Why is the Cost of Living in International Locations So High when Compared with U.S. Cities?

by Marillyn Tefft, Senior Researcher 22. August 2012 10:03

ERI’s team of subscriber services personnel, researchers, and product managers routinely answer questions from human resource and global mobility professionals on various topics regarding cost-of-living data in the United States and abroad. We’ve prepared a series of blog posts to highlight some of the most frequently asked questions. 

Our Relocation Assessor provides cost-of-living differentials based on a North American management/professional lifestyle in both the home and host location. The traditional international expat lifestyle has typically encompassed an even higher level of perks than what is common in North America.  Replicating this standard of living in international locations considered “inexpensive” can be surprisingly costly.  In fact, it is not unusual for total global mobility costs to be two to three times the actual salary, with cost-of-living differentials comprising a relevant percentage of these expenses.

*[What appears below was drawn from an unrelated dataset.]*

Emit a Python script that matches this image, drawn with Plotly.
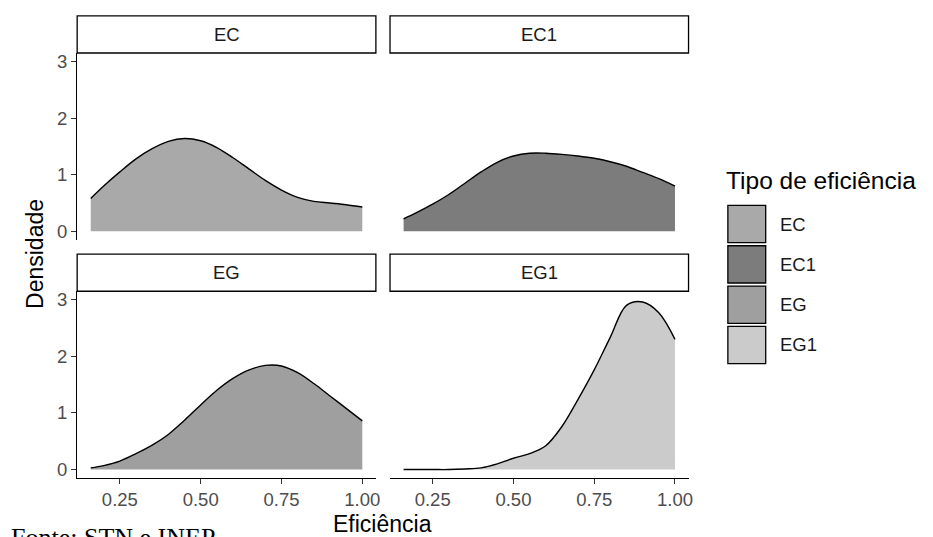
import plotly.graph_objects as go

W, H = 933, 537

# ---------------- data ----------------
eficiencia = [0.16, 0.20, 0.25, 0.30, 0.35, 0.40, 0.45, 0.50, 0.55,
              0.60, 0.65, 0.70, 0.75, 0.80, 0.85, 0.90, 0.95, 1.00]
tipos = ["EC", "EC1", "EG", "EG1"]
dens_EC = [0.58, 0.80, 1.05, 1.28, 1.46, 1.59, 1.64, 1.60, 1.48,
           1.30, 1.10, 0.90, 0.73, 0.60, 0.53, 0.50, 0.47, 0.43]
dens_EC1 = [0.22, 0.33, 0.48, 0.65, 0.85, 1.05, 1.22, 1.33, 1.38,
            1.38, 1.36, 1.33, 1.29, 1.23, 1.15, 1.04, 0.93, 0.80]
dens_EG = [0.03, 0.07, 0.15, 0.28, 0.43, 0.62, 0.87, 1.14, 1.40,
           1.61, 1.76, 1.84, 1.83, 1.71, 1.52, 1.30, 1.08, 0.86]
dens_EG1 = [0.00, 0.00, 0.00, 0.00, 0.01, 0.03, 0.10, 0.20, 0.28,
            0.42, 0.76, 1.24, 1.76, 2.34, 2.90, 2.96, 2.77, 2.30]
densidades = [dens_EC, dens_EC1, dens_EG, dens_EG1]
cores = ["#a9a9a9", "#7c7c7c", "#9f9f9f", "#cbcbcb"]
x_ticks = [0.25, 0.50, 0.75, 1.00]
x_ticklabels = ["0.25", "0.50", "0.75", "1.00"]
y_ticks = [0, 1, 2, 3]
y_ticklabels = ["0", "1", "2", "3"]

# ---------------- layout geometry (pixels) ----------------
def px_x(p):
    return p / W

def px_y(p):
    return 1 - p / H

col_dom = [[px_x(77.5), px_x(377.5)], [px_x(391.7), px_x(691.5)]]
row_dom = [[px_y(239.6), px_y(51.4)], [px_y(479.6), px_y(291.4)]]
strip_y = [[px_y(51.4), px_y(14)], [px_y(291.4), px_y(254)]]

SANS = "Liberation Sans, Arial, Helvetica, sans-serif"
TICKFONT = dict(family=SANS, size=18.5, color="#4d4d4d")

fig = go.Figure()

# panel order: EC top-left, EC1 top-right, EG bottom-left, EG1 bottom-right
panels = [(0, 0), (0, 1), (1, 0), (1, 1)]
axis_ids = ["3", "4", "", "2"]

for i, tipo in enumerate(tipos):
    aid = axis_ids[i]
    fig.add_trace(go.Scatter(
        x=eficiencia, y=densidades[i], mode="lines",
        line=dict(color="black", width=1.4, shape="spline", smoothing=1.0),
        fill="tozeroy", fillcolor=cores[i],
        xaxis="x" + aid, yaxis="y" + aid, showlegend=False, name=tipo,
        hoverinfo="x+y",
    ))

layout = dict(
    width=W, height=H,
    margin=dict(l=0, r=0, t=0, b=0),
    paper_bgcolor="white", plot_bgcolor="white",
    showlegend=False,
    font=dict(family=SANS),
)

for i, tipo in enumerate(tipos):
    r, c = panels[i]
    aid = axis_ids[i]
    bottom = (r == 1)
    left = (c == 0)
    layout["xaxis" + aid] = dict(
        domain=col_dom[c], anchor="y" + aid, range=[0.118, 1.042],
        tickvals=x_ticks, ticktext=x_ticklabels,
        showgrid=False, zeroline=False,
        showticklabels=bottom, ticks="outside" if bottom else "",
        ticklen=5, tickwidth=1, tickcolor="#333333",
        showline=bottom, linecolor="black", linewidth=1.3,
        tickfont=TICKFONT, fixedrange=True,
    )
    layout["yaxis" + aid] = dict(
        domain=row_dom[r], anchor="x" + aid, range=[-0.15, 3.15],
        tickvals=y_ticks, ticktext=y_ticklabels,
        showgrid=False, zeroline=False,
        showticklabels=left, ticks="outside" if left else "",
        ticklen=5, tickwidth=1, tickcolor="#333333",
        showline=left, linecolor="black", linewidth=1.3,
        tickfont=TICKFONT, fixedrange=True,
    )

fig.update_layout(**layout)

shapes = []
annotations = []

# facet strips
for i, tipo in enumerate(tipos):
    r, c = panels[i]
    shapes.append(dict(type="rect", xref="paper", yref="paper",
                       x0=col_dom[c][0], x1=col_dom[c][1],
                       y0=strip_y[r][0], y1=strip_y[r][1],
                       line=dict(color="black", width=1.3), fillcolor="white"))
    annotations.append(dict(text=tipo, xref="paper", yref="paper",
                            x=(col_dom[c][0] + col_dom[c][1]) / 2,
                            y=(strip_y[r][0] + strip_y[r][1]) / 2,
                            showarrow=False, xanchor="center", yanchor="middle",
                            font=dict(family=SANS, size=18.5, color="#1a1a1a")))

# axis titles
annotations.append(dict(text="Eficiência", xref="paper", yref="paper",
                        x=px_x(384), y=px_y(525.5), showarrow=False,
                        xanchor="center", yanchor="middle",
                        font=dict(family=SANS, size=23, color="black")))
annotations.append(dict(text="Densidade", xref="paper", yref="paper",
                        x=px_x(35), y=px_y(254), showarrow=False, textangle=-90,
                        xanchor="center", yanchor="middle",
                        font=dict(family=SANS, size=23, color="black")))

# legend (drawn manually)
annotations.append(dict(text="Tipo de eficiência", xref="paper", yref="paper",
                        x=px_x(727), y=px_y(180), showarrow=False,
                        xanchor="left", yanchor="middle",
                        font=dict(family=SANS, size=24.5, color="black")))
key_top, key_step, key_h = 205.0, 40.6, 37.5
for i, tipo in enumerate(tipos):
    t = key_top + i * key_step
    shapes.append(dict(type="rect", xref="paper", yref="paper",
                       x0=px_x(731), x1=px_x(769), y0=px_y(t + key_h), y1=px_y(t),
                       line=dict(color="black", width=1.3), fillcolor=cores[i]))
    annotations.append(dict(text=tipo, xref="paper", yref="paper",
                            x=px_x(781), y=px_y(t + key_h / 2), showarrow=False,
                            xanchor="left", yanchor="middle",
                            font=dict(family=SANS, size=18.5, color="#1a1a1a")))

# source note (cut by the bottom edge, as in the reference)
annotations.append(dict(text="Fonte: STN e INEP", xref="paper", yref="paper",
                        x=px_x(9), y=px_y(523), showarrow=False,
                        xanchor="left", yanchor="top",
                        font=dict(family="Liberation Serif, Times New Roman, serif",
                                  size=26, color="black")))

fig.update_layout(shapes=shapes, annotations=annotations)
fig.write_html("out.html", config={"displayModeBar": False},
               post_script="document.body.style.margin='0px';")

  • Housing is typically the largest component of the cost-of-living expenditure categories. Expats tend to live in the “international” areas of cities close to international shopping venues and schools. These locations are typically in or close to the most desirable areas of the city. It is common for these districts to have a limited supply of quality housing, and, coupled with high demand, prices are high. Expatriates who live in developing countries are usually employed by multinationals, NGOs, and international financial institutions. Since employers generally pay housing expenses, there is rarely an incentive for the employee to negotiate. Typically, the asking price is paid with few questions asked. Sometimes corporate housing, serviced apartments, or extended-stay hotels are provided by the company. Overall savings to the housing component of international assignments may be achieved by not using rental/leasing arrangements.  However, many costly amenities that would not be included in rental/leasing are built into these alternatives. Furthermore, there are normally additional costs in developing countries.  Safety surrounding expat living areas may entail substantial costs. In particularly challenging locations, expats may live in compounds surrounded by a constant high level of security.  It may also be considered “standard” to have full-time domestic help in some locations.  Additionally, a car and driver may be necessary to ensure security.
  • Cost of goods and services are generally much higher since expats purchase familiar items rather than host country items.  In order to get a valid comparison of costs, the prices of “like” goods and services as purchased in the home location must be compared to those in the host location. Although an exact match is usually impossible, survey price data from international shopping venues, which carry U.S. brands and quality, yield a higher price than what would be paid in the U.S.  Further, the survey items are usually originally priced in U.S. dollars, thus reflecting the value of the local currency to the dollar. Relocation Assessor data assume the expatriate purchases most consumables from international stores that carry items typical to those in North America rather than shopping at local stores.  A price level index for a market basket of international goods and services is used to compare costs in international locations. High inflation rates in developing countries may add further to the high costs of consumables.
  • International tax regulations and requirements are complex and involve detailed assistance of international accountants and attorneys to obtain reasonable estimates.  In many cases, tax obligations for the employee will be significantly higher.  In performing cost-of-living calculations, it is common to tax equalize so that the employee only realizes the same tax obligation as if living in the home country.

Transferring an employee from the United States to an international location requires careful consideration. Typical factors that affect relocation costs, such as housing, consumables, and taxes, are compounded by recreating a North American standard of living in the host country. ERI’s Relocation Assessor software compares cost-of-living differentials for these and other components in more than 11,000 locations worldwide.